A second element of the standards, which is
less often noted, is that they are open to revision. One of the
advantages of secondary legislation of this type is that variations
can be made from time to time without the need for the whole
legislative procedure to be repeated. This means that, when he or
she thinks fit, the secretary of state can revise both the
standards and the regulations that provide the more formal
framework for the practice of care, simply by laying new drafts
before parliament. The minister would not, of course, use this
power capriciously or without consultation, but the Care Standards
Act 2000, which provided the statutory authority for these
documents, is silent on when revision might occur.

It is likely that the NCSC itself will take
the initiative. Although the standards remain the responsibility of
the secretary of state, much of the expertise about where they need
to be changed will in future lie with the commission. Indeed
several of the people involved in drawing up the initial standards
now work for or are members of the commission and will be even
better placed to offer their expertise next time round. The
announcement by NCSC chairperson Anne Parker at the 2001 Social
Services Conference that the commission would be making suggestions
for changes to the standards next year is therefore welcome.
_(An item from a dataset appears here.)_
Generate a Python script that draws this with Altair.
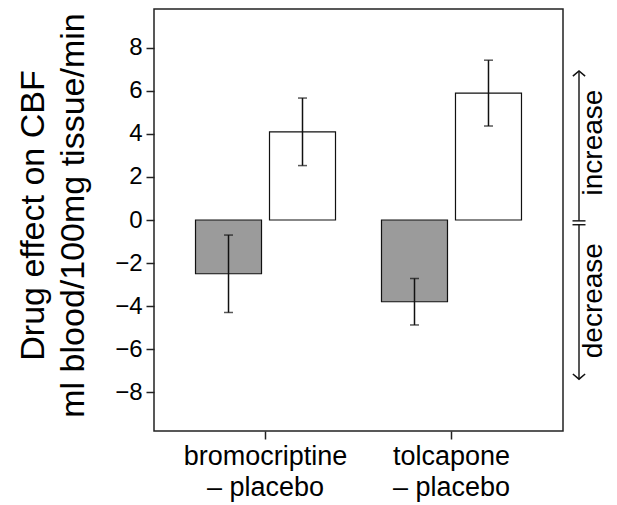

The case for ensuring that the first revision
takes place sooner rather than later is strong. Health and social
care are changing rapidly and we need to set appropriate standards
of performance as each new service is established. It is difficult
to remember, for example, that intermediate care, now an
established feature of the system for promoting independence in
older people, was created – at least in its current form – only in
spring 2000; the relevant standard had to be hastily inserted into
an almost finalised document. Over the coming months and years
there will doubtless be many similar initiatives, which will soon
make the current standards look dated and incomplete.

It is not only policies that change; public
expectations also develop and need to be reflected in better
quality care that can be clearly regulated. Multiple-occupied
rooms, communal clothing and physically restraining chairs were all
common within living memory, but are now – more or less – outlawed.
The shift of attitude that made these practices unacceptable was
reflected in, and to an extent brought about by, the gradual
ratcheting up of standards by local inspection units. Now that we
have a central written set of standards, that sort of informal
improvement in the quality of care could become more difficult.
Minimum standards will now only change when the minister says
so.

The danger is that, having so publicly defined
the lowest acceptable levels of care, we will be stuck with them
and nothing more for the foreseeable future. Issues on which the
standards are silent, such as the right of older people in homes to
an active sex life, may never be considered because managers of
homes believe they are already doing a good enough job. The NCSC
could find itself the custodian of mediocrity, rather than a beacon
of progress.

The process of drafting the minimum standards
began more than three years ago. The standards already recognise
that in some areas, such as room space, there is a need for a
transitional period, so some requirements will come into effect
only in 2007. We need to incorporate that sense of progressively
improving the quality of care into all of the issues covered by the
standards and to start the process of review right away.

Jef Smith is an independent consultant and
trainer. He is a former director of social services and general
manager of a voluntary organisation.